Andy Murray says Jack Draper is expected to play in Eastbourne next week. Draper has not played since the Barcelona Open in April, but he has been on court most days for the last few weeks as he works back from injury.
Murray has spent the last month with Draper at the LTA’s National Tennis Centre, serving as an adviser and temporary coach. He was direct about the level he has seen: “His tennis is bloody good.”
Eastbourne and Wimbledon
The timing matters because Draper is trying to turn training into matches again before Wimbledon. Murray said, “The next step is getting on the match court and getting a consistent run of tournaments and weeks under him and building trust again in his body.”

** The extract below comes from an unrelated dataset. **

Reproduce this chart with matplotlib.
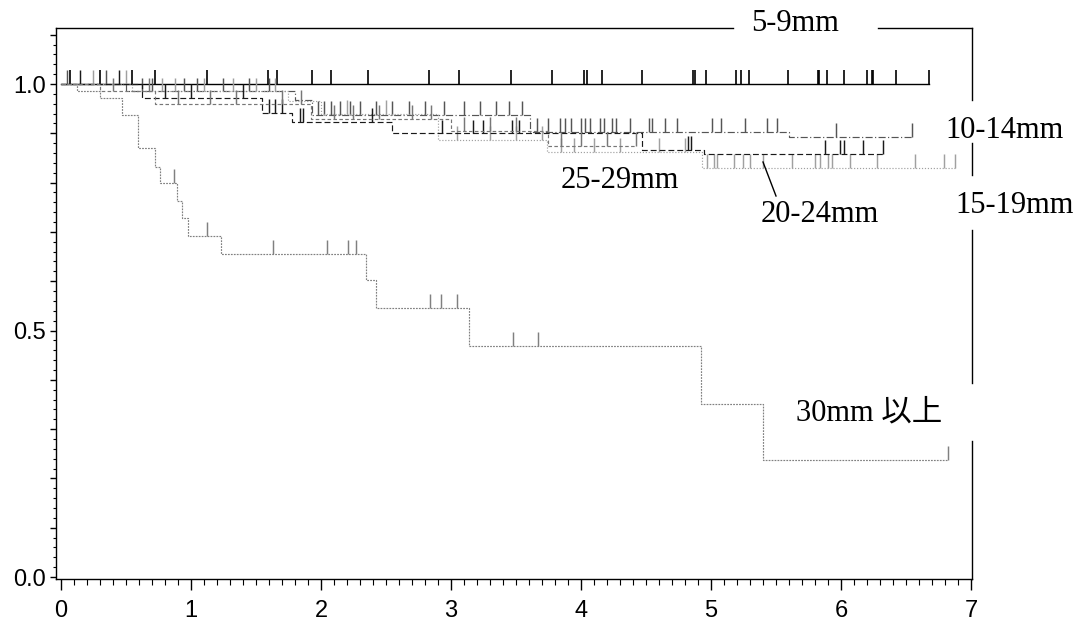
import numpy as np
import matplotlib
matplotlib.use("Agg")
import matplotlib.pyplot as plt
from matplotlib.ticker import MultipleLocator, FixedLocator, FixedFormatter

# survival step curves: drop times, survival after each drop, last follow-up, censor times
t_59 = [0.0]
s_59 = [1.0]
end_59 = 6.68
c_59 = [0.07, 0.3, 0.55, 0.72, 1.12, 1.59, 1.66, 1.93, 2.08, 2.36, 2.83, 3.06, 3.46,
        3.78, 4.02, 4.05, 4.16, 4.47, 4.86, 4.88, 4.96, 5.19, 5.23, 5.29, 5.59, 5.82,
        5.83, 5.89, 6.02, 6.2, 6.24, 6.25, 6.42, 6.68]

t_1014 = [0.0, 0.5, 1.8, 1.93, 3.61, 5.6]
s_1014 = [1.0, 0.985, 0.968, 0.937, 0.903, 0.892]
end_1014 = 6.55
c_1014 = [0.05, 0.35, 0.62, 0.7, 0.95, 1.05, 1.25, 1.45, 1.6, 1.98, 2.02, 2.08, 2.15,
          2.22, 2.3, 2.42, 2.55, 2.68, 2.8, 2.95, 3.1, 3.22, 3.35, 3.45, 3.55, 3.66,
          3.75, 3.84, 3.88, 3.92, 4.0, 4.03, 4.07, 4.15, 4.18, 4.24, 4.27, 4.38, 4.52,
          4.55, 4.65, 4.74, 5.01, 5.08, 5.26, 5.43, 5.51, 5.96, 6.55]

t_1519 = [0.0, 0.55, 1.75, 2.0, 2.9, 3.74, 4.93]
s_1519 = [1.0, 0.985, 0.965, 0.94, 0.886, 0.862, 0.83]
end_1519 = 6.88
c_1519 = [0.25, 0.5, 0.78, 0.88, 1.1, 1.32, 1.5, 1.65, 2.2, 2.5, 3.05, 3.3, 3.5, 3.7,
          3.85, 3.95, 4.1, 4.3, 4.6, 4.8, 4.97, 5.02, 5.05, 5.18, 5.25, 5.3, 5.4,
          5.62, 5.8, 5.84, 5.9, 5.93, 6.07, 6.28, 6.57, 6.79, 6.88]

t_2024 = [0.0, 0.62, 1.55, 1.78, 2.55, 4.47, 4.95]
s_2024 = [1.0, 0.972, 0.941, 0.923, 0.90, 0.866, 0.858]
end_2024 = 6.32
c_2024 = [0.15, 0.45, 0.8, 1.0, 1.4, 1.6, 1.65, 1.7, 1.84, 1.86, 2.39, 2.93, 3.17,
          3.25, 3.47, 3.52, 4.82, 4.85, 5.88, 5.99, 6.02, 6.17, 6.32]

t_2529 = [0.0, 0.3, 0.72, 1.92, 3.0, 3.75]
s_2529 = [1.0, 0.985, 0.96, 0.93, 0.905, 0.875]
end_2529 = 4.42
c_2529 = [0.4, 0.68, 0.9, 1.15, 1.35, 1.7, 1.85, 2.1, 2.25, 2.45, 2.7, 2.85, 3.1,
          3.3, 3.5, 3.85, 4.0, 4.2, 4.42]

t_30 = [0.0, 0.12, 0.3, 0.47, 0.59, 0.72, 0.76, 0.89, 0.93, 0.98, 1.23, 2.35, 2.42,
        3.14, 4.92, 5.40]
s_30 = [1.0, 0.986, 0.972, 0.937, 0.870, 0.832, 0.799, 0.763, 0.728, 0.692, 0.655,
        0.602, 0.546, 0.469, 0.351, 0.237]
end_30 = 6.82
c_30 = [0.87, 1.12, 1.63, 2.05, 2.21, 2.27, 2.84, 2.92, 3.05, 3.48, 3.67, 6.82]

curves = [
    (t_59, s_59, end_59, c_59, dict(color="black", lw=1.0, ls="-")),
    (t_1014, s_1014, end_1014, c_1014, dict(color="#555555", lw=0.85, ls=(0, (6, 2, 1, 2)))),
    (t_1519, s_1519, end_1519, c_1519, dict(color="#a0a0a0", lw=0.85, ls=(0, (1, 1.5)))),
    (t_2024, s_2024, end_2024, c_2024, dict(color="#1a1a1a", lw=0.85, ls=(0, (5, 2.5)))),
    (t_2529, s_2529, end_2529, c_2529, dict(color="#777777", lw=0.85, ls=(0, (3, 2)))),
    (t_30, s_30, end_30, c_30, dict(color="#808080", lw=0.85, ls=(0, (1.5, 1)))),
]

W, H = 1087, 625
fig = plt.figure(figsize=(W / 100, H / 100), dpi=100)
ax = fig.add_axes([56 / W, 1 - 579 / H, (972 - 56) / W, (579 - 28) / H])

tick_h = 0.028
for t, s, end, cens, st in curves:
    xs = np.r_[t, end]
    ys = np.r_[s, s[-1]]
    ax.step(xs, ys, where="post", **st)
    idx = np.searchsorted(t, cens, side="right") - 1
    lev = np.asarray(s)[idx]
    ax.vlines(cens, lev, lev + tick_h, color=st["color"], lw=st["lw"] + 0.2)

ax.set_xlim(-0.038, 7.008)
ax.set_ylim(-0.004, 1.1136)

for side in ["top", "right"]:
    ax.spines[side].set_visible(False)
for side in ["left", "bottom"]:
    ax.spines[side].set_linewidth(1.0)

# top/right frame with gaps where labels sit
ax.plot([0, 0.739], [1, 1], color="black", lw=1.0, transform=ax.transAxes, clip_on=False)
ax.plot([0.897, 1], [1, 1], color="black", lw=1.0, transform=ax.transAxes, clip_on=False)
for y0, y1 in [(0.869, 1.0), (0.733, 0.791), (0.356, 0.633), (0.0, 0.250)]:
    ax.plot([1, 1], [y0, y1], color="black", lw=1.0, transform=ax.transAxes, clip_on=False)

ax.xaxis.set_major_locator(MultipleLocator(1))
ax.xaxis.set_minor_locator(MultipleLocator(0.1))
yt = np.round(np.arange(0, 1.11, 0.1), 1)
ax.yaxis.set_major_locator(FixedLocator(yt))
ax.yaxis.set_major_formatter(FixedFormatter(["0.0" if v == 0 else "0.5" if v == 0.5 else "1.0" if v == 1.0 else "" for v in yt]))
ax.yaxis.set_minor_locator(MultipleLocator(0.02))

ax.tick_params(axis="x", which="major", length=8, width=1, pad=7, labelsize=17)
ax.tick_params(axis="x", which="minor", length=4, width=0.8)
ax.tick_params(axis="y", which="major", length=4, width=1, pad=3, labelsize=17)
ax.tick_params(axis="y", which="minor", length=2, width=0.8)
for lab in ax.get_xticklabels() + ax.get_yticklabels():
    lab.set_family("Liberation Sans")

# curve labels
serif = ["Liberation Serif", "Noto Sans CJK JP", "DejaVu Serif"]
labels = [("5-9mm", 795, 31), ("10-14mm", 1005, 138), ("15-19mm", 1015, 213),
          ("25-29mm", 620, 188), ("20-24mm", 820, 222), ("30mm 以上", 869, 420)]
for txt, px, py in labels:
    fig.text(px / W, 1 - py / H, txt, ha="center", va="baseline", fontsize=22, family=serif)

# pointer for 20-24mm
fig.add_artist(plt.Line2D([763 / W, 776 / W], [1 - 162 / H, 1 - 196 / H], color="black", lw=1.0))

fig.savefig("out.png", dpi=100)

Draper’s ranking shows the size of the gap he is trying to close. He has dropped to No 113 after a series of injuries, having been ranked fourth last year, and his latest setback has involved his serving shoulder along with knee and elbow problems.
Murray’s view of Draper
Murray said he has been encouraged by what he has seen in the sessions. “In the sessions I’ve done with him, I’ve been more impressed probably than what I expected,” he said, adding, “He’s a quick learner.”
He also described Draper as a player with little wasted movement in his game. “He’s got very few holes in his game,” Murray said. “He’s a more complete player than probably what I expected as well.”
Jack Draper on track for Eastbourne return, Andy Murray says is the clearest sign yet that the comeback plan is moving from practice to competition. If Draper does get to Eastbourne, the immediate test is not just whether he can play, but whether he can start stacking matches again after months off the tour.
From practice to matches
Murray has said he wants to keep helping for the next period, and the arrangement has fit around his family priorities. That leaves Draper with a straightforward but difficult next step: take the training court form he has shown over the last few weeks and carry it into a tournament week.
The return would give Draper a first chance to reset the numbers after injury cut into his season. It would also tell him whether his body can handle the strain he and Murray have been building toward, before Wimbledon sharpens the stakes again.